Understanding Why Data Can Help
This last aspect of participants’ understanding goes beyond where data can be found and how it can be understood into the story that data tells and the impacts that it has. Several of our Ambassadors understood the “whys” of the data they share as being vital to different aspects of civic life–from creating “free and open democracy” to “shap[ing] the future of the City of Boston.” This category also includes awareness of the background of the datasets, and acknowledgement that data doesn’t come from nowhere.

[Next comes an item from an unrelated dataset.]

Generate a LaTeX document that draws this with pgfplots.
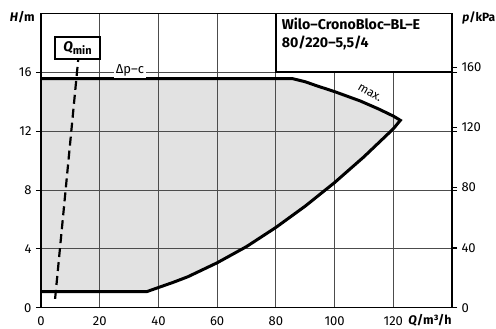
\documentclass[border=0pt]{standalone}
\usepackage{fontspec}
\setmainfont{Fira Sans}
\usepackage{pgfplots}
\pgfplotsset{compat=1.18}
\definecolor{fillgray}{HTML}{E2E2E2}
\pgfplotsset{
  base/.style={
    scale only axis, width=411pt, height=294.4pt,
    xmin=0, xmax=140, ymin=0, ymax=20,
    xtick={0,20,...,120}, ytick={0,4,...,16},
    /pgf/number format/assume math mode=true,
  }
}
\tikzset{gridline/.style={black!70, line width=0.8pt}}
\begin{document}
\begin{tikzpicture}[x=1pt,y=1pt]
% layer 1: shaded operating range and grid
\begin{axis}[base, hide axis]
\addplot[fill=fillgray, draw=none] coordinates {
  (0,15.57) (85.5,15.57) (90,15.35) (94,15.07) (100,14.68) (108.8,14.04)
  (115,13.5) (120,13.02) (122.4,12.73)
  (120,12.15) (110,10.25) (100,8.5) (90,6.9) (80,5.45) (70,4.15) (60,3.05)
  (50,2.1) (45,1.72) (36,1.09) (0,1.09) (0,15.57)
};
\draw[gridline] (axis cs:20,0) -- (axis cs:20,20);
\draw[gridline] (axis cs:40,0) -- (axis cs:40,20);
\draw[gridline] (axis cs:60,0) -- (axis cs:60,20);
\draw[gridline] (axis cs:80,0) -- (axis cs:80,20);
\draw[gridline] (axis cs:100,0) -- (axis cs:100,20);
\draw[gridline] (axis cs:120,0) -- (axis cs:120,20);
\draw[gridline] (axis cs:0,4) -- (axis cs:140,4);
\draw[gridline] (axis cs:0,8) -- (axis cs:140,8);
\draw[gridline] (axis cs:0,12) -- (axis cs:140,12);
\draw[gridline] (axis cs:0,16) -- (axis cs:140,16);
\end{axis}
% layer 2: curves, frame, ticks, labels
\begin{axis}[base,
  axis line style={line width=1.5pt},
  tick align=outside,
  major tick length=5pt,
  xtick style={draw=none},
  ytick style={black, line width=0.8pt},
  ticklabel style={font=\fontsize{13}{15}\selectfont},
  yticklabel style={xshift=-1pt},
  clip=false,
]
% characteristic curve
\addplot[black, line width=3pt, line join=miter] coordinates {
  (0,15.57) (85.5,15.57) (90,15.35) (94,15.07) (100,14.68) (108.8,14.04)
  (115,13.5) (120,13.02) (122.4,12.73)
  (120,12.15) (110,10.25) (100,8.5) (90,6.9) (80,5.45) (70,4.15) (60,3.05)
  (50,2.1) (45,1.72) (36,1.09) (0,1.09)
};
% Qmin line
\addplot[black, line width=2.2pt, dash pattern=on 9pt off 5pt] coordinates {
  (4.8,0.6) (12.7,16.9)
};
% title box
\draw[line width=1.5pt, fill=white] (axis cs:80,16) rectangle (axis cs:140,20);
\node[anchor=base west, inner sep=0, font=\bfseries\fontsize{14.2}{17}\selectfont]
  at (axis cs:82,18.93) {Wilo–CronoBloc–BL–E};
\node[anchor=base west, inner sep=0, font=\bfseries\fontsize{14.2}{17}\selectfont]
  at (axis cs:82,17.7) {80/220–5,5/4};
% Qmin box
\node[draw, line width=1.5pt, fill=white, minimum width=45pt, minimum height=22pt, inner sep=0]
  at (axis cs:12.45,17.64) {\bfseries\fontsize{14}{16}\selectfont\itshape Q\raisebox{-3pt}{\upshape\fontsize{11}{11}\selectfont min}};
% delta p-c label
\node[fill=white, inner sep=2pt, font=\fontsize{13}{15}\selectfont] at (axis cs:30.3,16.13) {Δp–c};
% max label
\node[rotate=-30, inner sep=0, font=\fontsize{12}{14}\selectfont] at (axis cs:112,14.6) {max.};
\end{axis}
% right axis (kPa)
\begin{axis}[
  scale only axis, width=411pt, height=294.4pt,
  xmin=0, xmax=140, ymin=0, ymax=196.2,
  hide x axis,
  axis y line*=right,
  ytick={0,40,...,160},
  axis line style={line width=1.5pt},
  tick align=outside,
  major tick length=5pt,
  ytick style={black, line width=0.8pt},
  ticklabel style={font=\fontsize{13}{15}\selectfont},
  yticklabel style={xshift=1pt},
  /pgf/number format/assume math mode=true,
]
\addplot[draw=none] coordinates {(0,0)};
\end{axis}
\node[anchor=base east, inner sep=0, font=\bfseries\fontsize{12.5}{15}\selectfont] at (-6,285.7) {\itshape H\upshape/m};
\node[anchor=base east, inner sep=0, font=\bfseries\fontsize{12}{15}\selectfont] at (454.5,286) {\itshape p\upshape/kPa};
\node[anchor=base east, inner sep=0, font=\bfseries\fontsize{12.5}{15}\selectfont] at (410.7,-17.3) {\itshape Q\upshape/m³/h};
\pgfresetboundingbox
\path[use as bounding box] (-41,-21.3) rectangle (455,307.7);
\end{tikzpicture}
\end{document}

One participant said the following: “I learned so much about how to teach and guide others in the world of data, but also some of the decision-making that goes into each civic […] dataset.” Understanding the origin of data can be as important to its understanding as the tools we use to analyze it.
Next Steps
Across all these aspects of the role of a Civic Data Ambassador, based on both self-rating and qualitative comments made at the conclusion of the program, we saw participants evolve both in their understanding of how they can serve people seeking data in their libraries and in their confidence in their own abilities to help patrons with their data needs. We strongly believe librarians can help, and are helping, patrons navigate public data sources to support their community needs and goals. The high-level findings from this program inform potential next steps to take as we reach out to more library programs and we hope to continue collaboratively designing programs to expand librarians’ abilities and toolkits to act as “Civic Data Ambassadors”.